Written problem:
Line by line, reproduce exactly the beginning of the listing below, ending with the line that contains "W, H = 1125, 715" and adding nothing.

Data excerpt:

------------------------------

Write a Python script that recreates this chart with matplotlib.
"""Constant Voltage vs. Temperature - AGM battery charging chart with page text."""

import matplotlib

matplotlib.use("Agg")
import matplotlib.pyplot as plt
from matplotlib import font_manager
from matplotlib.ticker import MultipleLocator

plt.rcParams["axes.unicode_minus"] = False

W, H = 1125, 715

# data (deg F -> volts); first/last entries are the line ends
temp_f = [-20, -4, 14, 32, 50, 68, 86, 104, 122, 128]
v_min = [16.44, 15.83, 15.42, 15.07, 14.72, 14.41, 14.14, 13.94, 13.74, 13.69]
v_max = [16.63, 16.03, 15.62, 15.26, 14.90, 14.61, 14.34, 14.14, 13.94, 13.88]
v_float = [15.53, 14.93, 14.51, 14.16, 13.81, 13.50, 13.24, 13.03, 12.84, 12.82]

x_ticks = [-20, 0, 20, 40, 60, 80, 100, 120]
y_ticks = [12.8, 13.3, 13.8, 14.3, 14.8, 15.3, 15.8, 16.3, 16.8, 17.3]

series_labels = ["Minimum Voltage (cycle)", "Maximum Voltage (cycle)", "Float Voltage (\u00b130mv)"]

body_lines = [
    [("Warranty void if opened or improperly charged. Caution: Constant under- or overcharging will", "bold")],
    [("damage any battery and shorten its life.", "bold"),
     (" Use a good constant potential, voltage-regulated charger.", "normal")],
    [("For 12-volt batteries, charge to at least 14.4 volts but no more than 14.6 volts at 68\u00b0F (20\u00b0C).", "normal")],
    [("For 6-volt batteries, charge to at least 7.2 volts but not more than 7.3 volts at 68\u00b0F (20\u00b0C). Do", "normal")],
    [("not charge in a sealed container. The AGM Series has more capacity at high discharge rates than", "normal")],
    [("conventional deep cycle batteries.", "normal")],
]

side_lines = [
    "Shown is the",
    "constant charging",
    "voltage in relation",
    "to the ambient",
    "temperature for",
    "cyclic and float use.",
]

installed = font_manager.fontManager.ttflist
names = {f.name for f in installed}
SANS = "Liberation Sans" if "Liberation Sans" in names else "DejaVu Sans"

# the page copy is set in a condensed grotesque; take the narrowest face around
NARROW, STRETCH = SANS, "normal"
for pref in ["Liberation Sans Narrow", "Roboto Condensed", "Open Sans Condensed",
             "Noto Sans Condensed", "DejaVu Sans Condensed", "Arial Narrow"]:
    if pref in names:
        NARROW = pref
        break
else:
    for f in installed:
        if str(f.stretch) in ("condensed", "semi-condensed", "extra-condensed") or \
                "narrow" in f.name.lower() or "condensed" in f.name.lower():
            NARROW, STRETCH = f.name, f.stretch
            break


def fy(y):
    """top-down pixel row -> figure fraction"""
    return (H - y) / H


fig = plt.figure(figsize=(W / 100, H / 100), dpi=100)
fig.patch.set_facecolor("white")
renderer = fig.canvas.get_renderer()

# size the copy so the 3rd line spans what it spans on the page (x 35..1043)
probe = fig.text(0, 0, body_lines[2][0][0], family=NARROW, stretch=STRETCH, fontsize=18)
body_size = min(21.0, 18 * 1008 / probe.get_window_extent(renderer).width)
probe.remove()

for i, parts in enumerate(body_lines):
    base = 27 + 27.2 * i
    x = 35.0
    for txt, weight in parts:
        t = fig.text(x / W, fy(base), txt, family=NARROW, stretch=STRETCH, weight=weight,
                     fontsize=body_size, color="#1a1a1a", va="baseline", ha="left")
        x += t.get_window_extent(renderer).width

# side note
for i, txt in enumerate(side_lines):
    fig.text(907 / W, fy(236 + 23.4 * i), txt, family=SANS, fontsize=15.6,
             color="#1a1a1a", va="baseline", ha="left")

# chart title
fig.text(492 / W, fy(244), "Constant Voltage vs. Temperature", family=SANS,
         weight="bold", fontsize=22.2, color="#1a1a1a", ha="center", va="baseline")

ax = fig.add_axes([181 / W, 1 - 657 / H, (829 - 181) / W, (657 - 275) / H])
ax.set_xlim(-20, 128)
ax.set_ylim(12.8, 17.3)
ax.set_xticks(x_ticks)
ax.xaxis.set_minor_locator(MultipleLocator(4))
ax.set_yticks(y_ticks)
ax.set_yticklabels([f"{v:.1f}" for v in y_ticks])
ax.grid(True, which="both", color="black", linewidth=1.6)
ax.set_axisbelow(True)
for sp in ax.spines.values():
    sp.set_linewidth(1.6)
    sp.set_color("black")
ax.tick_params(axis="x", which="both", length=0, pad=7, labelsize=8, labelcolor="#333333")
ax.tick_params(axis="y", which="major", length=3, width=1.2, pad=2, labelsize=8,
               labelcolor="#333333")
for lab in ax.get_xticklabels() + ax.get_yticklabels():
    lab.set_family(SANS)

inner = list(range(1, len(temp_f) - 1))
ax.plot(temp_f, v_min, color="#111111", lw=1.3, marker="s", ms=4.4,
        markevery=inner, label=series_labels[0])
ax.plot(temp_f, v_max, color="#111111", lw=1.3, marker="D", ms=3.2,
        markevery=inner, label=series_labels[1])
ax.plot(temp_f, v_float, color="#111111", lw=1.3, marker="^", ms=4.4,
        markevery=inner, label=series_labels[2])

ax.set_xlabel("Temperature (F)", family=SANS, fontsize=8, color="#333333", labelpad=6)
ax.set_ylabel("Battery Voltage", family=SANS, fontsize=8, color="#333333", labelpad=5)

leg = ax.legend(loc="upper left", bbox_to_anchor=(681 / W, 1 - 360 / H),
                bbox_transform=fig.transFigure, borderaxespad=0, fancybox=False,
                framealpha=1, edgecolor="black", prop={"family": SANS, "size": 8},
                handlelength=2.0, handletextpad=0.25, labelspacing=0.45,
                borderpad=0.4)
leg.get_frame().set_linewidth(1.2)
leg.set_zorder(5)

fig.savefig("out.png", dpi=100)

------------------------------

Correct response:
Write a Python script that recreates this chart with matplotlib.
"""Constant Voltage vs. Temperature - AGM battery charging chart with page text."""

import matplotlib

matplotlib.use("Agg")
import matplotlib.pyplot as plt
from matplotlib import font_manager
from matplotlib.ticker import MultipleLocator

plt.rcParams["axes.unicode_minus"] = False

W, H = 1125, 715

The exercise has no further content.